[Begin]

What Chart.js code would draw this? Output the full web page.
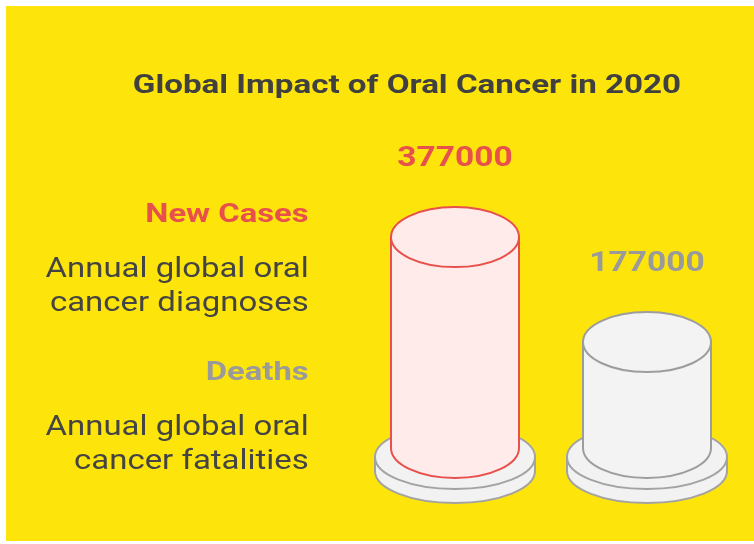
<!DOCTYPE html>
<html>
<head>
<meta charset="utf-8">
<script src="https://cdn.jsdelivr.net/npm/chart.js@4"></script>
<style>
  html, body { margin: 0; padding: 0; background: #fff; }
  body { width: 754px; height: 544px; position: relative; overflow: hidden; font-family: Roboto, "Noto Sans", sans-serif; }
  #panel { position: absolute; left: 6px; top: 6px; width: 748px; height: 535px; background: #fde50b; }
  #chart { position: absolute; left: 0; top: 0; }
  .title { position: absolute; left: 0; top: 69px; width: 814px; text-align: center; font-size: 26px; font-weight: 700; color: #404040; transform: scaleX(1.275); transform-origin: 407px 0; }
  .side { position: absolute; right: 445px; text-align: right; white-space: nowrap; transform-origin: right top; }
  .label { font-size: 26px; font-weight: 700; transform: scaleX(1.26); }
  .desc { font-size: 27px; line-height: 34px; color: #444; transform: scaleX(1.22); }
</style>
</head>
<body>
<div id="panel"></div>
<canvas id="chart" width="754" height="544"></canvas>
<div id="texts"></div>
<script>
const categories = ['New Cases', 'Deaths'];
const values = [377000, 177000];
const descriptions = [
    ['Annual global oral', 'cancer diagnoses'],
    ['Annual global oral', 'cancer fatalities']
];
const chartTitle = 'Global Impact of Oral Cancer in 2020';

// couleurs par série
const COLORS = [
    { stroke: '#e8504c', fill: '#feebea', text: '#e8504c' },
    { stroke: '#9d9d9d', fill: '#f3f3f3', text: '#9a9a9a' }
];
const PLATE = { stroke: '#a3a3a3', fill: '#f2f2f2' };

// textes HTML à gauche
const texts = document.getElementById('texts');
const labelTops = [198, 356];
const descTops = [251, 409];
texts.innerHTML = `<div class="title">${chartTitle}</div>` + categories.map((cat, i) => `
    <div class="side label" style="top:${labelTops[i]}px;color:${COLORS[i].text}">${cat}</div>
    <div class="side desc" style="top:${descTops[i]}px">${descriptions[i].join('<br>')}</div>
`).join('');

function ellipsePath(ctx, cx, cy, rx, ry) {
    ctx.beginPath();
    ctx.ellipse(cx, cy, rx, ry, 0, 0, Math.PI * 2);
}

// dessine les cylindres à partir des barres calculées par Chart.js
const cylinderPlugin = {
    id: 'cylinders',
    afterDatasetsDraw(chart) {
        const ctx = chart.ctx;
        const meta = chart.getDatasetMeta(0);
        const bottom = chart.scales.y.getPixelForValue(chart.scales.y.min);
        ctx.save();
        ctx.lineWidth = 2;
        meta.data.forEach((bar, i) => {
            const c = COLORS[i];
            const cx = bar.x;
            const rx = bar.width / 2;
            const ry = 30;
            const top = bar.y;

            // socle (deux disques)
            const prx = rx + 16, pry = 32, pTop = bottom + 9, pThick = 14;
            ctx.fillStyle = PLATE.fill;
            ctx.strokeStyle = PLATE.stroke;
            ellipsePath(ctx, cx, pTop + pThick, prx, pry);
            ctx.fill(); ctx.stroke();
            ctx.fillRect(cx - prx, pTop, prx * 2, pThick);
            ctx.beginPath();
            ctx.moveTo(cx - prx, pTop); ctx.lineTo(cx - prx, pTop + pThick);
            ctx.moveTo(cx + prx, pTop); ctx.lineTo(cx + prx, pTop + pThick);
            ctx.stroke();
            ellipsePath(ctx, cx, pTop, prx, pry);
            ctx.fill(); ctx.stroke();

            // corps
            ctx.fillStyle = c.fill;
            ctx.strokeStyle = c.stroke;
            ctx.beginPath();
            ctx.moveTo(cx - rx, top);
            ctx.lineTo(cx - rx, bottom);
            ctx.ellipse(cx, bottom, rx, ry, 0, Math.PI, 0, true);
            ctx.lineTo(cx + rx, top);
            ctx.closePath();
            ctx.fill(); ctx.stroke();
            ellipsePath(ctx, cx, top, rx, ry);
            ctx.fill(); ctx.stroke();

            // valeur (texte étiré comme l'original)
            ctx.save();
            ctx.translate(cx, top - 78);
            ctx.scale(1.24, 1);
            ctx.fillStyle = c.text;
            ctx.font = '700 27px Roboto';
            ctx.textAlign = 'center';
            ctx.textBaseline = 'middle';
            ctx.fillText(String(values[i]), 0, 0);
            ctx.restore();
        });
        ctx.restore();
    }
};

new Chart(document.getElementById('chart'), {
    type: 'bar',
    data: {
        labels: categories,
        datasets: [{
            data: values,
            backgroundColor: 'rgba(0,0,0,0)',
            borderWidth: 0,
            barPercentage: 1,
            categoryPercentage: 0.6667
        }]
    },
    options: {
        responsive: false,
        animation: false,
        layout: { padding: { left: 359, right: 11, top: 225, bottom: 96 } },
        scales: {
            x: { display: false },
            y: { display: false, min: -25000, max: 400000 }
        },
        plugins: { legend: { display: false }, tooltip: { enabled: false } }
    },
    plugins: [cylinderPlugin]
});
</script>
</body>
</html>
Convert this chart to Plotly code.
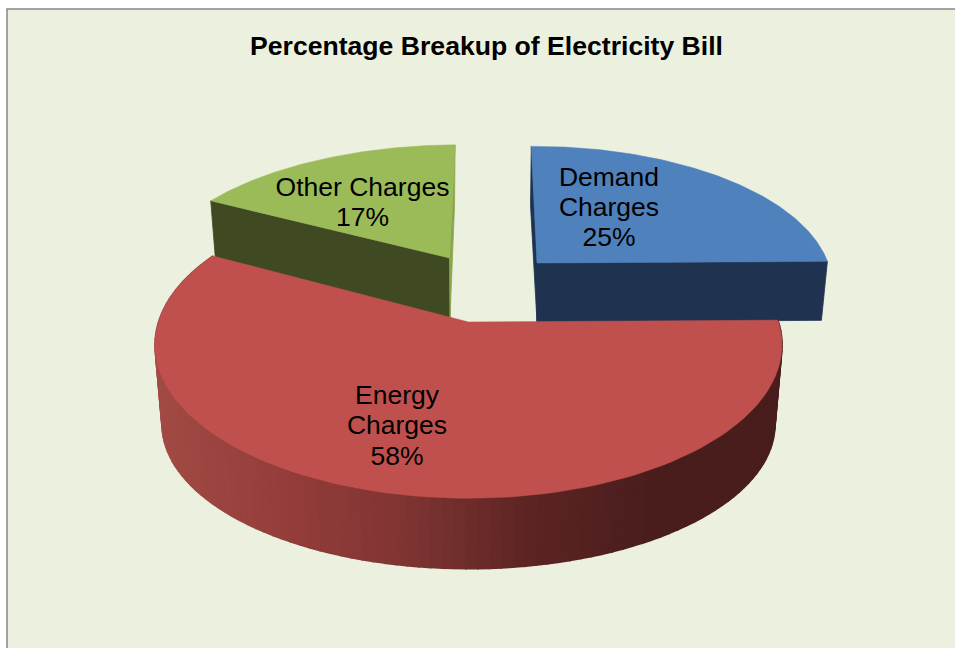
import math
import plotly.graph_objects as go

# Data
categories = ["Demand Charges", "Energy Charges", "Other Charges"]
values = [25, 58, 17]
title_text = "Percentage Breakup of Electricity Bill"

# Colours
top_colors = ["#4f81bd", "#c0504d", "#9bbb59"]
wall_colors = ["#1f3350", "#4a1d1d", "#404a22"]
side_colors = ["#1f3350", "#4a1d1d", "#8aa64e"]
BG = "#ebf0df"
BORDER = "#868686"
grad_x = [160, 300, 400, 530, 650, 790]
grad_c = [(162, 74, 68), (146, 60, 57), (128, 53, 51), (92, 36, 35), (74, 29, 29), (74, 29, 29)]

# Geometry: pixel frame, perspective factor, per-slice placement
W, H = 955, 648
Q = 0.149
ROT = 0.7
#            cx,    cy,   A,   B,   lean
TOP = {0: (537.0, 263.0, 291, 134, -3.0),
       1: (468.5, 322.0, 310, 150, 0.0),
       2: (449.5, 258.0, 295, 130, 10.0)}
BOT = {0: (537.0, 322.0, 285, 134, -4.0),
       1: (468.5, 403.0, 303, 141, 0.0),
       2: (450.0, 318.0, 289, 128, 8.7)}
label_lines = {0: [("Demand", 609, 179), ("Charges", 609, 209), ("%", 609, 239)],
               1: [("Energy", 397, 397), ("Charges", 397, 427), ("%", 397, 458)],
               2: [("Other Charges", 362.5, 189), ("%", 362.5, 219)]}


def project(par, theta):
    cx, cy, A, B, lean = par
    t = math.radians(theta - ROT)
    X, Y = math.sin(t), math.cos(t)
    w = 1 + Q * Y
    return cx + (A * X + lean * Y) / w, cy - B * Y / w


def arc(par, a0, a1, n=120):
    return [project(par, a0 + (a1 - a0) * i / n) for i in range(n + 1)]


def poly(fig, pts, color, lw=0.8):
    xs = [p[0] for p in pts] + [pts[0][0]]
    ys = [p[1] for p in pts] + [pts[0][1]]
    fig.add_trace(go.Scatter(x=xs, y=ys, mode="lines", fill="toself", fillcolor=color,
                             line=dict(color=color, width=lw), hoverinfo="skip", showlegend=False))


def grad_color(x):
    for i in range(len(grad_x) - 1):
        if x <= grad_x[i + 1]:
            f = max(0, (x - grad_x[i]) / (grad_x[i + 1] - grad_x[i]))
            c = [round(a + (b - a) * f) for a, b in zip(grad_c[i], grad_c[i + 1])]
            return "rgb(%d,%d,%d)" % tuple(c)
    return "rgb(%d,%d,%d)" % grad_c[-1]


total = sum(values)
spans = []
acc = 0
for v in values:
    spans.append((acc / total * 360, (acc + v) / total * 360))
    acc += v

fig = go.Figure()


def draw_slice(i):
    a0, a1 = spans[i]
    t, b = TOP[i], BOT[i]
    if i == 0:
        # far radial side, then front radial wall
        poly(fig, [project(t, a0), project(b, a0), (b[0], b[1]), (t[0], t[1])], side_colors[i])
        poly(fig, [(t[0], t[1]), project(t, a1), project(b, a1), (b[0], b[1])], wall_colors[i])
    elif i == 2:
        poly(fig, [(t[0], t[1]), project(t, a0), project(b, a0), (b[0], b[1])], wall_colors[i])
        poly(fig, [project(t, a1), project(b, a1), (b[0], b[1]), (t[0], t[1])], side_colors[i])
    else:
        n = 110
        for k in range(n):
            u0 = a0 + (a1 - a0) * k / n
            u1 = a0 + (a1 - a0) * (k + 1) / n
            p = [project(t, u0), project(t, u1), project(b, u1), project(b, u0)]
            poly(fig, p, grad_color(project(b, (u0 + u1) / 2)[0]), lw=1.6)
    poly(fig, [(t[0], t[1])] + arc(t, a0, a1), top_colors[i], lw=0.5)


for i in (2, 0, 1):
    draw_slice(i)

for i, lines in label_lines.items():
    for txt, x, y in lines:
        s = f"{values[i]}%" if txt == "%" else txt
        fig.add_trace(go.Scatter(x=[x], y=[y], mode="text", text=[s], textposition="middle center",
                                 textfont=dict(family="Liberation Sans", size=26.5, color="#000000"),
                                 hoverinfo="skip", showlegend=False))

fig.add_trace(go.Scatter(x=[486.5], y=[48], mode="text", text=[f"<b>{title_text}</b>"],
                         textposition="middle center",
                         textfont=dict(family="Liberation Sans", size=26.6, color="#000000"),
                         hoverinfo="skip", showlegend=False))

fig.update_layout(
    width=W, height=H, margin=dict(l=0, r=0, t=0, b=0),
    paper_bgcolor="#ffffff", plot_bgcolor="#ffffff", showlegend=False,
    xaxis=dict(range=[0, W], visible=False, fixedrange=True),
    yaxis=dict(range=[H, 0], visible=False, fixedrange=True),
    shapes=[dict(type="rect", layer="below", x0=7, y0=9, x1=W + 20, y1=H + 20,
                 fillcolor=BG, line=dict(color=BORDER, width=1.5))],
)
fig.write_html("out.html", config={"displayModeBar": False},
               post_script="document.body.style.margin='0';")
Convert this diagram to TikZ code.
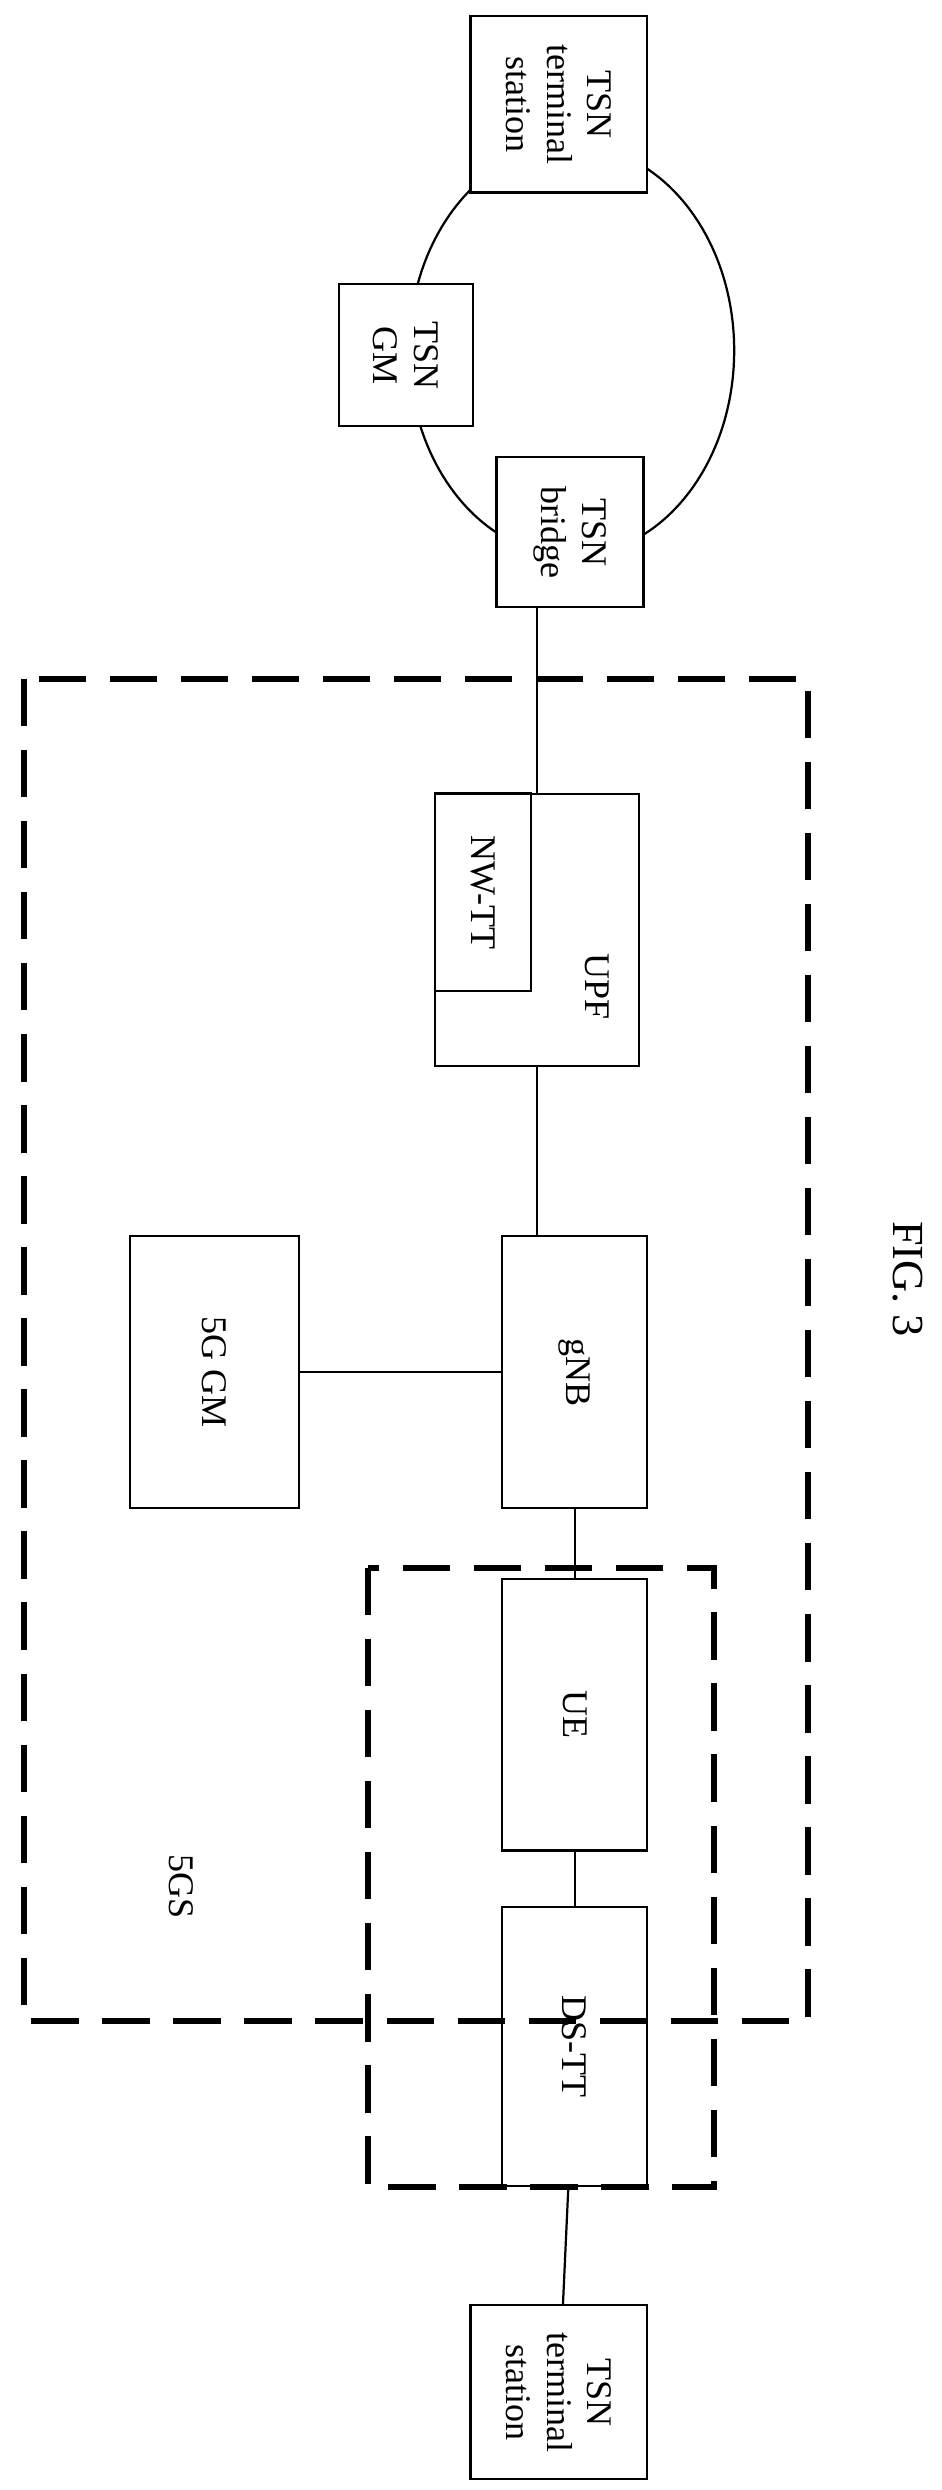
\documentclass[tikz,border=0pt]{standalone}
\usepackage{fontspec}
\setmainfont{Liberation Serif}
\usetikzlibrary{positioning}
\tikzset{
  blk/.style={draw, line width=0.8pt, rotate=-90, align=center, inner sep=2pt,
    font=\fontsize{13}{14.5}\selectfont},
  zone/.style={line width=2.2pt, dash pattern=on 0.6cm off 0.3cm},
  wire/.style={line width=0.8pt}
}
\begin{document}
\begin{tikzpicture}[x=0.02cm, y=-0.02cm]
  \useasboundingbox (0,0) rectangle (596,1577);
  % dashed areas
  \draw[zone] (15,430) rectangle (512,1280);
  \draw[zone] (233,993) rectangle (452,1385);
  \node[rotate=-90, font=\fontsize{13}{14.5}\selectfont] (sgs) at (115,1195) {5GS};
  % blocks
  \node[blk, minimum width=2.2cm, minimum height=2.24cm] (tsnl) at (354,1515) {TSN\\terminal\\station};
  \node[blk, minimum width=3.54cm, minimum height=1.84cm] (dstt) at (364,1296) {DS-TT};
  \node[blk, minimum width=3.44cm, minimum height=1.84cm] (ue) at (364,1086) {UE};
  \node[blk, minimum width=3.44cm, minimum height=1.84cm] (gnb) at (364,869) {gNB};
  \node[blk, minimum width=3.44cm, minimum height=2.14cm] (gm) at (136,869) {5G GM};
  \node[blk, minimum width=3.44cm, minimum height=2.58cm] (upf) at (340,589) {};
  \node[rotate=-90, font=\fontsize{13}{14.5}\selectfont] (upft) at (378,625) {UPF};
  \node[blk, minimum width=2.5cm, minimum height=1.22cm] (nwtt) at (306,565) {NW-TT};
  \node[blk, minimum width=1.9cm, minimum height=1.86cm, fill=white] (br) at (361,337) {TSN\\bridge};
  \node[blk, minimum width=1.8cm, minimum height=1.7cm] (tgm) at (257,225) {TSN\\GM};
  \node[blk, minimum width=2.24cm, minimum height=2.24cm] (tsnr) at (354,66) {TSN\\terminal\\station};
  % ring
  \begin{scope}[on background layer/.try]
  \end{scope}
  \draw[wire] (362,222) ellipse [x radius=2.06cm, y radius=2.6cm];
  \node[blk, minimum width=1.9cm, minimum height=1.86cm, fill=white] at (361,337) {TSN\\bridge};
  \node[blk, minimum width=1.8cm, minimum height=1.7cm, fill=white] at (257,225) {TSN\\GM};
  \node[blk, minimum width=2.24cm, minimum height=2.24cm, fill=white] at (354,66) {TSN\\terminal\\station};
  % links
  \draw[wire] (tsnl) -- (dstt);
  \draw[wire] (dstt) -- (ue);
  \draw[wire] (ue) -- (gnb);
  \draw[wire] (gm) -- (gnb);
  \draw[wire] (gnb) -- (upf.center |- gnb.west) -- (upf.center |- upf.east);
  \draw[wire] (br) -- (upf.center |- br.east) -- (upf.center |- upf.west);
  \node[rotate=-90, font=\fontsize{16}{18}\selectfont] (fig) at (575,810) {FIG. 3};
\end{tikzpicture}
\end{document}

[End]

• **STATED PROBLEM**
Copy each line above that contains the word "code".

• **ANSWER IN FULL**
What Chart.js code would draw this? Output the full web page.
Convert this chart to Plotly code.
Convert this diagram to TikZ code.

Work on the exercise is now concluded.